- [DATA PROVIDED]:

────────────────────────────────────────

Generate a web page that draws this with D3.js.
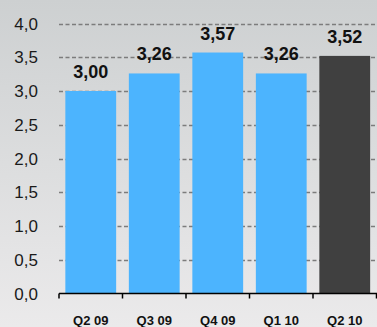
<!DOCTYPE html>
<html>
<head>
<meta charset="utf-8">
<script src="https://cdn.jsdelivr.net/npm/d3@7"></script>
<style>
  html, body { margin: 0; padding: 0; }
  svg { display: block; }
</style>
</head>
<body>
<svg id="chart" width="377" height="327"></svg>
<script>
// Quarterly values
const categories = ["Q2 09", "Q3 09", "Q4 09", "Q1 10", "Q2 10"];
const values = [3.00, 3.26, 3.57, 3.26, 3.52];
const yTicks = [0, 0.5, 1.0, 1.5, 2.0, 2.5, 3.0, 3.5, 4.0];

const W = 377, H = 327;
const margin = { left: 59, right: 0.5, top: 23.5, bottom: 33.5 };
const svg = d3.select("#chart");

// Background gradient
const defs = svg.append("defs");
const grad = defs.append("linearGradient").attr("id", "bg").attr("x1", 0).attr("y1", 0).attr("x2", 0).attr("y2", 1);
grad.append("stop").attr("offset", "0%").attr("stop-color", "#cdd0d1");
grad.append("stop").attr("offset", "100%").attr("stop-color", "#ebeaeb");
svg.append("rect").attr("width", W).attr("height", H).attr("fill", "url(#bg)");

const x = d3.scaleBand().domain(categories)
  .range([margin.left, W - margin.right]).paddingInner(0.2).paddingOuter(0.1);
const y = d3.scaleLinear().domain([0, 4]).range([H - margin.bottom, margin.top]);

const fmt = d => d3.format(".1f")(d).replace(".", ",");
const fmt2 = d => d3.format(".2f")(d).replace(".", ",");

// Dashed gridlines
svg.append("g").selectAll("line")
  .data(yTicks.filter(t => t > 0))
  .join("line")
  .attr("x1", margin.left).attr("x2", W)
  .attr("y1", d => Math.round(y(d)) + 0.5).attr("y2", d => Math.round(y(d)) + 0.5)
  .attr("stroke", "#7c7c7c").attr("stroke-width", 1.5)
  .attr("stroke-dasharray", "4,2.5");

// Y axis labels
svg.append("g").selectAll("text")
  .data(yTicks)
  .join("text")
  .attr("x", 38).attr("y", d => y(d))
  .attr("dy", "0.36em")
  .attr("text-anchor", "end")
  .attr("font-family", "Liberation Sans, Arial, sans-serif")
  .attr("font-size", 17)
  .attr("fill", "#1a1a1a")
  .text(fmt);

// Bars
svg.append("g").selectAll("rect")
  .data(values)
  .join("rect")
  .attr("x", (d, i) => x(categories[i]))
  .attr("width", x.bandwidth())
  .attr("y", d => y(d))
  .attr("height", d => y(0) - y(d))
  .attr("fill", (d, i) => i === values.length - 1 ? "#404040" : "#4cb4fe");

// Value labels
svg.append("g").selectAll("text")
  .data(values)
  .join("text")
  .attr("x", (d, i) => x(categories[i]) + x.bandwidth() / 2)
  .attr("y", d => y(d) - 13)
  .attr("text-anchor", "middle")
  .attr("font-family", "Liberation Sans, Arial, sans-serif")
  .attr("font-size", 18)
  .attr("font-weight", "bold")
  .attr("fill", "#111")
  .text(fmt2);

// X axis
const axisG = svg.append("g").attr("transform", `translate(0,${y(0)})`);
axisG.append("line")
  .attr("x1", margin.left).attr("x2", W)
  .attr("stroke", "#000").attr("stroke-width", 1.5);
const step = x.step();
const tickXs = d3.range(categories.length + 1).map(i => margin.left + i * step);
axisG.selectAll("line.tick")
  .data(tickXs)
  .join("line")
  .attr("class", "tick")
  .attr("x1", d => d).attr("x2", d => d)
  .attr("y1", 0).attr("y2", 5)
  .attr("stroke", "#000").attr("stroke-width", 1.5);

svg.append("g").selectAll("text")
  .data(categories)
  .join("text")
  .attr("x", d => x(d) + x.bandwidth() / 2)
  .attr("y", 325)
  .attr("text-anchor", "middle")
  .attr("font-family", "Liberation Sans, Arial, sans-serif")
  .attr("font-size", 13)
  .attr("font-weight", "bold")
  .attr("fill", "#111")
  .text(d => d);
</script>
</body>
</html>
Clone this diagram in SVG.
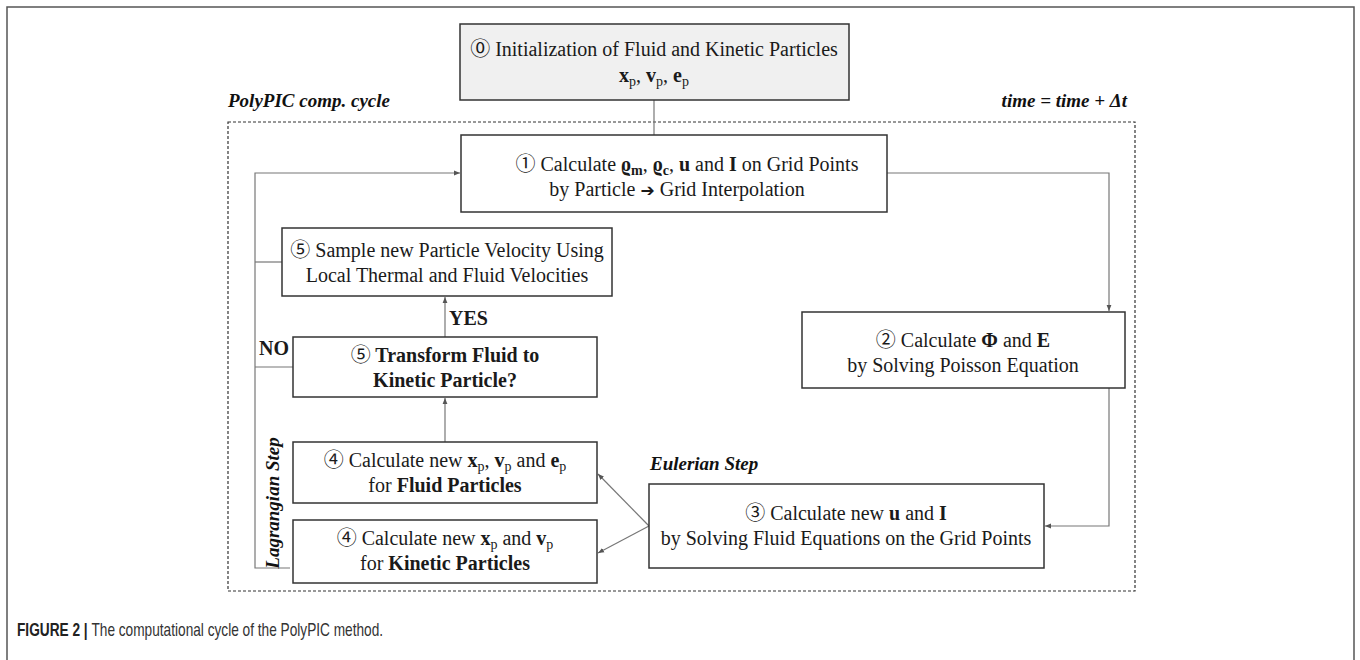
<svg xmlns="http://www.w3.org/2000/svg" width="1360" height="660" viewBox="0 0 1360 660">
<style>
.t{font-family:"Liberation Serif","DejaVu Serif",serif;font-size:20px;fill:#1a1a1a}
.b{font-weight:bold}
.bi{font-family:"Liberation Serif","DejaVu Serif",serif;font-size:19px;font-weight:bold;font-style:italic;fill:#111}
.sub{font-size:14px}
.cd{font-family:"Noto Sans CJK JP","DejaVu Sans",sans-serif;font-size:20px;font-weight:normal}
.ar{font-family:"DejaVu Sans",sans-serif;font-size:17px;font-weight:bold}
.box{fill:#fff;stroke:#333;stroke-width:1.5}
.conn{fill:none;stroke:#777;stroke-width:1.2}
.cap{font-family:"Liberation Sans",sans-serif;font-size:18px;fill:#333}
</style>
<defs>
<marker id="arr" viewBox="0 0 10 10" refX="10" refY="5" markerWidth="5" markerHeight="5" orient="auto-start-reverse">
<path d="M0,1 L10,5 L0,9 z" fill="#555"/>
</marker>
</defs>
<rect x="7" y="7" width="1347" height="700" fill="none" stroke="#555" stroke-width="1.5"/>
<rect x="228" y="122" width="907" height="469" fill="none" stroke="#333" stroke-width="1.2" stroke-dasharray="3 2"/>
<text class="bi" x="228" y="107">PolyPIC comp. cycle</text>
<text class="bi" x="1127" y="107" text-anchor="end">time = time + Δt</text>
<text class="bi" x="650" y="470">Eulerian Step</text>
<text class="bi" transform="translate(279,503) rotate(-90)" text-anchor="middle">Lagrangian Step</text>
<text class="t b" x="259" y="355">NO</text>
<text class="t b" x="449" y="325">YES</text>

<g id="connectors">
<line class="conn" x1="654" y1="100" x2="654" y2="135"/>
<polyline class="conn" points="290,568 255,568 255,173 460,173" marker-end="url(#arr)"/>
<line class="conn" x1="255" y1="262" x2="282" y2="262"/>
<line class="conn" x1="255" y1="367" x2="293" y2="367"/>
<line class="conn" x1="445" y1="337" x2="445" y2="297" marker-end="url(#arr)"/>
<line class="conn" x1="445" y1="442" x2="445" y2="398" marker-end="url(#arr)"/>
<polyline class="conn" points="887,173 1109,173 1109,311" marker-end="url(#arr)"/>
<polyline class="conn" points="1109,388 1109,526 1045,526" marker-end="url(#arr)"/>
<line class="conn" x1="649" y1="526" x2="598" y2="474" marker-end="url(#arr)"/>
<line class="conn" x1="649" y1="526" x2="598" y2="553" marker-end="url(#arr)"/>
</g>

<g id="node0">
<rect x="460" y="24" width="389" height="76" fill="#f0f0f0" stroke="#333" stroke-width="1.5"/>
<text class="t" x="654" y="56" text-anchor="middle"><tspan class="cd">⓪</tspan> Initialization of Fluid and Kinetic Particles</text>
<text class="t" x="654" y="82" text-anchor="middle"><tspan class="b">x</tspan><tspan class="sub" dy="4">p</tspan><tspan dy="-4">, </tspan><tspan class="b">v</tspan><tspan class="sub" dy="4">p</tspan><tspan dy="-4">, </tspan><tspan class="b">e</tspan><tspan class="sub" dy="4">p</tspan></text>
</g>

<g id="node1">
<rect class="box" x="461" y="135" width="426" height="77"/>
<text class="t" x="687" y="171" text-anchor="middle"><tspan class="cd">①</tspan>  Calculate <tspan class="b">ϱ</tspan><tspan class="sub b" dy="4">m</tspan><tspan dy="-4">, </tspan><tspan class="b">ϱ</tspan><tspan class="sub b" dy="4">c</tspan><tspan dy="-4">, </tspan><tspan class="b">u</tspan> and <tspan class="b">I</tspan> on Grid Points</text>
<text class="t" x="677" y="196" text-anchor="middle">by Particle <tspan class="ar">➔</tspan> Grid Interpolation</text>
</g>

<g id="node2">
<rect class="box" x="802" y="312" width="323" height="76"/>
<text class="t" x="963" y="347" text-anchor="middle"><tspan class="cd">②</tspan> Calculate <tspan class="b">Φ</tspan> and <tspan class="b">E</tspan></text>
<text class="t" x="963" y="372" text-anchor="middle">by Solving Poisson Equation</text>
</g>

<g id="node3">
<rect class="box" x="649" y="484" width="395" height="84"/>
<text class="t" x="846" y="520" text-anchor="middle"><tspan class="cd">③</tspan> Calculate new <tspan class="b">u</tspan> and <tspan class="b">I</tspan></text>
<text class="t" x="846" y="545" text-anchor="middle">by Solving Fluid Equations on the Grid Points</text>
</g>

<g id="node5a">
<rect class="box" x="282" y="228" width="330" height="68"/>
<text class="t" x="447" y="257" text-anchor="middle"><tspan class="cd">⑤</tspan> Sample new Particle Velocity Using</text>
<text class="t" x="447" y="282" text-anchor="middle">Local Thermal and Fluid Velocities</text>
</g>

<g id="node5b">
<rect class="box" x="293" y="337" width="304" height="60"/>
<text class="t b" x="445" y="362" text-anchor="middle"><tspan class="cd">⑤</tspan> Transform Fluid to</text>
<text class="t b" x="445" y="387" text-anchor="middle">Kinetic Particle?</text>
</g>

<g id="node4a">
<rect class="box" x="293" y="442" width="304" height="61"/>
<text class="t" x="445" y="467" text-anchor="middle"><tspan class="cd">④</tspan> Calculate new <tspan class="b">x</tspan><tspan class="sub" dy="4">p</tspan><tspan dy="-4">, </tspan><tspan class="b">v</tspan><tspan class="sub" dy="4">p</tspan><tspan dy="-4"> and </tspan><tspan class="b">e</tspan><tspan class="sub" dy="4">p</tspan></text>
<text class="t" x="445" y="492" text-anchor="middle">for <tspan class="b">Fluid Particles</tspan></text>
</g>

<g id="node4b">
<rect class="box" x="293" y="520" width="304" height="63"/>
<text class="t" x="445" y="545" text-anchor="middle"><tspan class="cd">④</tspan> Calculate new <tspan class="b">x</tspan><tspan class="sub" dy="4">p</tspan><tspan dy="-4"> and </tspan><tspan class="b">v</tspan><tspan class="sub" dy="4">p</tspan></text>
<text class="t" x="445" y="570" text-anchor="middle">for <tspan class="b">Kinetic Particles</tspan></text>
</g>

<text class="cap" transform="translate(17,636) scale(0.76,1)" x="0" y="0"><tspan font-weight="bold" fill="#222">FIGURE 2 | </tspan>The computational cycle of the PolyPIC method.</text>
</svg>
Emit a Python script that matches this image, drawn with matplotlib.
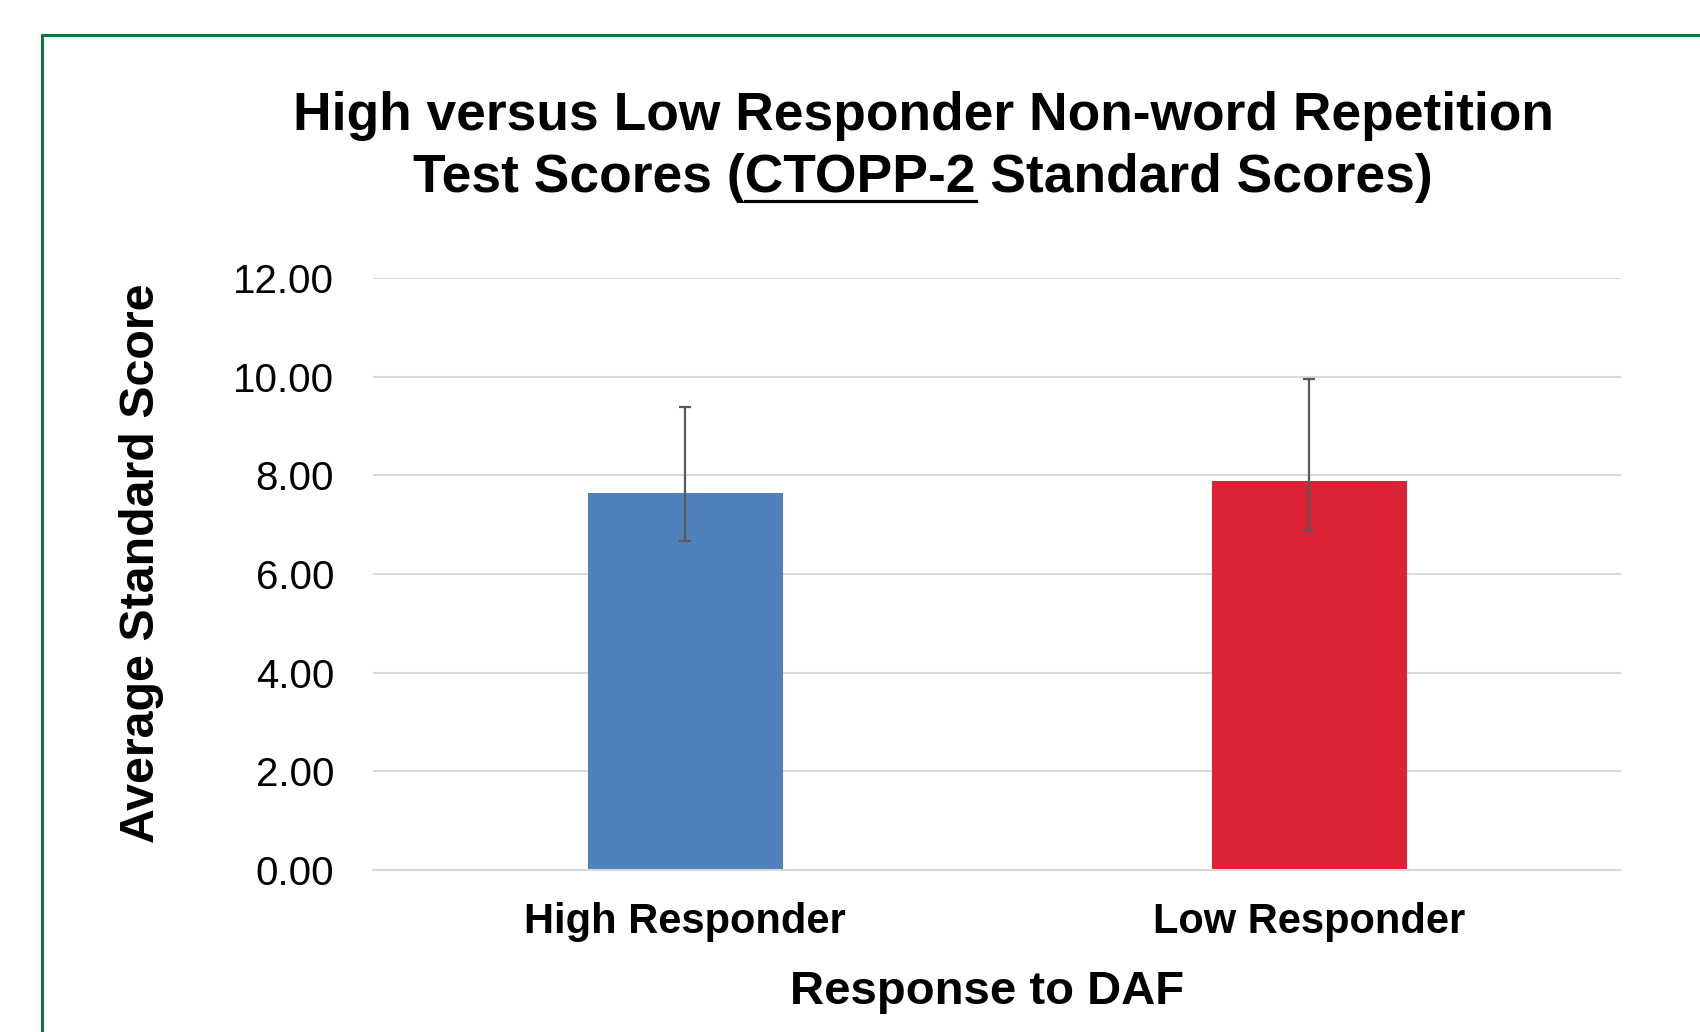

────────────────────────────────────────

- [TASK DETAILS]: Extract the lines exactly, please: the first line of the listing, the line with "3.0, 3.5, 4.0];", and every line between them, but no pictures.

- [ANSWER FOR THIS EXERCISE]:
Generate a web page that draws this with D3.js.
<!DOCTYPE html>
<html>
<head>
<meta charset="utf-8">
<script src="https://cdn.jsdelivr.net/npm/d3@7"></script>
<style>
  html, body { margin: 0; padding: 0; }
  svg { display: block; }
</style>
</head>
<body>
<svg id="chart" width="377" height="327"></svg>
<script>
// Quarterly values
const categories = ["Q2 09", "Q3 09", "Q4 09", "Q1 10", "Q2 10"];
const values = [3.00, 3.26, 3.57, 3.26, 3.52];
const yTicks = [0, 0.5, 1.0, 1.5, 2.0, 2.5, 3.0, 3.5, 4.0];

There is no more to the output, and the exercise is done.